>> begin DATASET EXCERPT

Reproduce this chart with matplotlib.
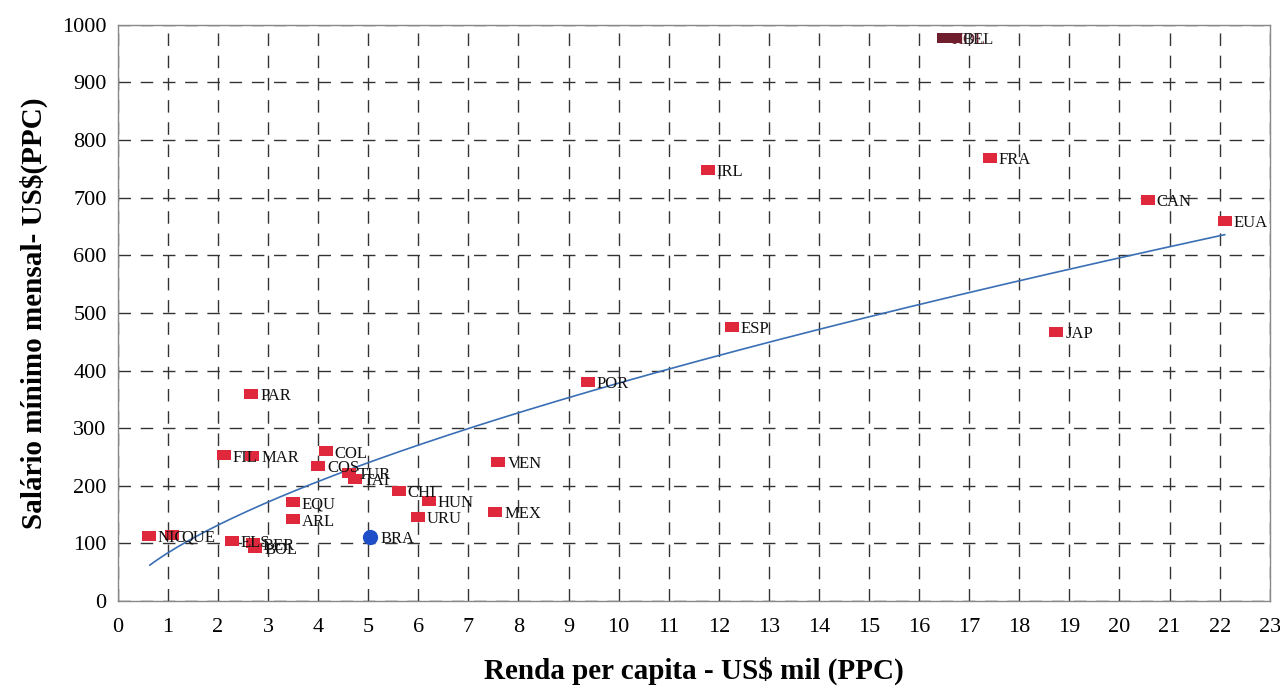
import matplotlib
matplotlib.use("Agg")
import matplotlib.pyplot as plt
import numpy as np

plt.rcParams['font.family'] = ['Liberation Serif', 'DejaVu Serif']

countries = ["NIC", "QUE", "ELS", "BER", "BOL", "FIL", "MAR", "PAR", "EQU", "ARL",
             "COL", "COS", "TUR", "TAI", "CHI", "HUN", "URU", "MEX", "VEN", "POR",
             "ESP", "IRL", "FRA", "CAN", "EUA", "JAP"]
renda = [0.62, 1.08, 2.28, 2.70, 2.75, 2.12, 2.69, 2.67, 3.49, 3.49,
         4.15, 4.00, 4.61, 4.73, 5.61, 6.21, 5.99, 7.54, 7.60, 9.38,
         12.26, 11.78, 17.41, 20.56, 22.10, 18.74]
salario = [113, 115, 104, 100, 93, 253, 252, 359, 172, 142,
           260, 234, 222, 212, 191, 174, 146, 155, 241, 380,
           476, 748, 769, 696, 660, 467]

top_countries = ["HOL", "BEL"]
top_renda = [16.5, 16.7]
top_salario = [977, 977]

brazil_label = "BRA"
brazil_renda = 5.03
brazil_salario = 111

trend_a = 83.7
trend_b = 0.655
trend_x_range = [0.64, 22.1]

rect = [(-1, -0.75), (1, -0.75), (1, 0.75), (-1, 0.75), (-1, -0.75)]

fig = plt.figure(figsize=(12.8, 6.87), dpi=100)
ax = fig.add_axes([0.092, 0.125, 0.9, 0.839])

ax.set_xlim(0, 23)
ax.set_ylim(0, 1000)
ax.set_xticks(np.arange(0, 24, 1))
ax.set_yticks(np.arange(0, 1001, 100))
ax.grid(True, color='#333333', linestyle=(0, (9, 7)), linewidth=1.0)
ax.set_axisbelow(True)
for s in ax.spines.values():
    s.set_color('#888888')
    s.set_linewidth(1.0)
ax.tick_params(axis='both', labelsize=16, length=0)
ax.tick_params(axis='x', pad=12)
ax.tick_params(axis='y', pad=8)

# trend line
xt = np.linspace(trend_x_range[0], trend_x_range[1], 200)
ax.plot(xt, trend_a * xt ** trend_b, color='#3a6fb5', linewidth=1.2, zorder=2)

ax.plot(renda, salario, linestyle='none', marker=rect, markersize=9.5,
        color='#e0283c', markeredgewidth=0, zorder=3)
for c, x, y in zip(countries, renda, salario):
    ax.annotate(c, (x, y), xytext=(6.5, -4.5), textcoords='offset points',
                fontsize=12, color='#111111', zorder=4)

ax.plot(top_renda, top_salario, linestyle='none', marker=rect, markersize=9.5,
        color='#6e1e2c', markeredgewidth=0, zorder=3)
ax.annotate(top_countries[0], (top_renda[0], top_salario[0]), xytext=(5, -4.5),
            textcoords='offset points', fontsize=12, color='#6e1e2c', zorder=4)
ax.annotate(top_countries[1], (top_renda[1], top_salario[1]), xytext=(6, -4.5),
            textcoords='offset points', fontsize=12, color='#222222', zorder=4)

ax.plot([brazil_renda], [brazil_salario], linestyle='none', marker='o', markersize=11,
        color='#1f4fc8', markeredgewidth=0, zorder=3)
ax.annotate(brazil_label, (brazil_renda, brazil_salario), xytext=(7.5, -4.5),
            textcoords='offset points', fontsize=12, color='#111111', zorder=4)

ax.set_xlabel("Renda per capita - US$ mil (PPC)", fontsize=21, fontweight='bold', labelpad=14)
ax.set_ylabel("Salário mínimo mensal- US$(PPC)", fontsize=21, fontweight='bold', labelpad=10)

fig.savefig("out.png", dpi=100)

>> end DATASET EXCERPT

» PROBLEM DETAILS
Pick out each line containing "matplotlib" and report it.

» WRITTEN SOLUTION
Reproduce this chart with matplotlib.
import matplotlib
matplotlib.use("Agg")
import matplotlib.pyplot as plt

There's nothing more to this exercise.